▶ _SHORT EXERCISE_: Retype the whole listing, please, keeping every line exact and dropping the pictures.

▶ _STORED DATA_:
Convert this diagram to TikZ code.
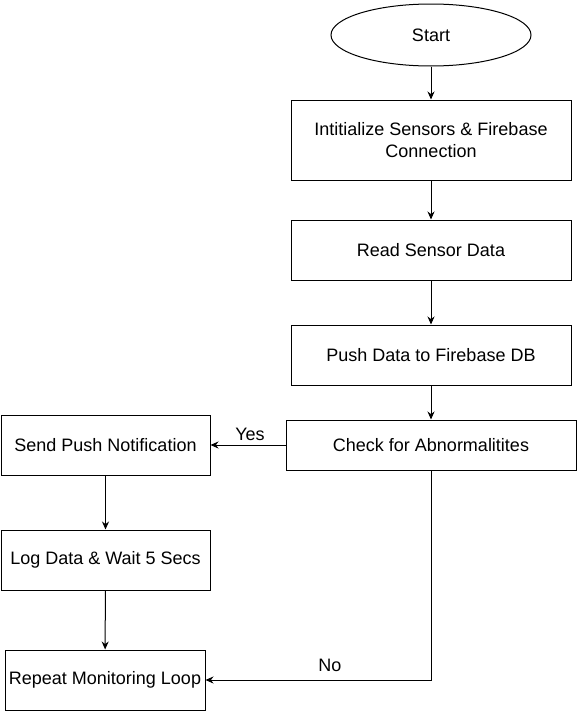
\documentclass[tikz,border=0pt]{standalone}
\usepackage{fontspec}
\setmainfont{Liberation Sans}
\usetikzlibrary{arrows.meta,positioning,shapes.geometric,calc}

\tikzset{
  flowbox/.style={draw, line width=1pt, rectangle, minimum height=60pt, inner sep=2pt, align=center, font=\fontsize{18}{22}\selectfont},
  flowarrow/.style={line width=1pt, -{Stealth[length=8pt,width=7pt]}},
  flowlabel/.style={font=\fontsize{18}{22}\selectfont}
}

\begin{document}
\begin{tikzpicture}[x=1pt, y=-1pt]
  % Frame
  \useasboundingbox (0,0) rectangle (577,712);

  % Main column
  \node[draw, line width=1pt, ellipse, minimum width=200pt, minimum height=62pt, inner sep=0pt, font=\fontsize{18}{22}\selectfont] (start) at (431,35) {Start};
  \node[flowbox, minimum width=280pt, minimum height=80pt] (init) at (431,140) {Intitialize Sensors \& Firebase\\Connection};
  \node[flowbox, minimum width=280pt] (read) at (431,250) {Read Sensor Data};
  \node[flowbox, minimum width=280pt] (push) at (431,355) {Push Data to Firebase DB};
  \node[flowbox, minimum width=290pt, minimum height=50pt] (check) at (431,445) {Check for Abnormalitites};

  % Left column
  \node[flowbox, minimum width=209pt] (notify) at (105.5,445) {Send Push Notification};
  \node[flowbox, minimum width=209pt] (logwait) at (105.5,560) {Log Data \& Wait 5 Secs};
  \node[flowbox, minimum width=200pt] (repeat) at (105,680) {Repeat Monitoring Loop};

  % Connectors
  \draw[flowarrow] (start) -- (init);
  \draw[flowarrow] (init) -- (read);
  \draw[flowarrow] (read) -- (push);
  \draw[flowarrow] (push) -- (check);
  \draw[flowarrow] (check.west) -- (notify.east);
  \draw[flowarrow] (notify) -- (logwait);
  \draw[flowarrow] (logwait) -- (repeat);
  \draw[flowarrow] (check.south) |- (repeat.east);

  % Branch labels
  \node[flowlabel] (yes) at (250,434) {Yes};
  \node[flowlabel] (no) at (330,665) {No};
\end{tikzpicture}
\end{document}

▶ _ANSWER IN FULL_:
Convert this diagram to TikZ code.
\documentclass[tikz,border=0pt]{standalone}
\usepackage{fontspec}
\setmainfont{Liberation Sans}
\usetikzlibrary{arrows.meta,positioning,shapes.geometric,calc}

\tikzset{
  flowbox/.style={draw, line width=1pt, rectangle, minimum height=60pt, inner sep=2pt, align=center, font=\fontsize{18}{22}\selectfont},
  flowarrow/.style={line width=1pt, -{Stealth[length=8pt,width=7pt]}},
  flowlabel/.style={font=\fontsize{18}{22}\selectfont}
}

\begin{document}
\begin{tikzpicture}[x=1pt, y=-1pt]
  % Frame
  \useasboundingbox (0,0) rectangle (577,712);

  % Main column
  \node[draw, line width=1pt, ellipse, minimum width=200pt, minimum height=62pt, inner sep=0pt, font=\fontsize{18}{22}\selectfont] (start) at (431,35) {Start};
  \node[flowbox, minimum width=280pt, minimum height=80pt] (init) at (431,140) {Intitialize Sensors \& Firebase\\Connection};
  \node[flowbox, minimum width=280pt] (read) at (431,250) {Read Sensor Data};
  \node[flowbox, minimum width=280pt] (push) at (431,355) {Push Data to Firebase DB};
  \node[flowbox, minimum width=290pt, minimum height=50pt] (check) at (431,445) {Check for Abnormalitites};

  % Left column
  \node[flowbox, minimum width=209pt] (notify) at (105.5,445) {Send Push Notification};
  \node[flowbox, minimum width=209pt] (logwait) at (105.5,560) {Log Data \& Wait 5 Secs};
  \node[flowbox, minimum width=200pt] (repeat) at (105,680) {Repeat Monitoring Loop};

  % Connectors
  \draw[flowarrow] (start) -- (init);
  \draw[flowarrow] (init) -- (read);
  \draw[flowarrow] (read) -- (push);
  \draw[flowarrow] (push) -- (check);
  \draw[flowarrow] (check.west) -- (notify.east);
  \draw[flowarrow] (notify) -- (logwait);
  \draw[flowarrow] (logwait) -- (repeat);
  \draw[flowarrow] (check.south) |- (repeat.east);

  % Branch labels
  \node[flowlabel] (yes) at (250,434) {Yes};
  \node[flowlabel] (no) at (330,665) {No};
\end{tikzpicture}
\end{document}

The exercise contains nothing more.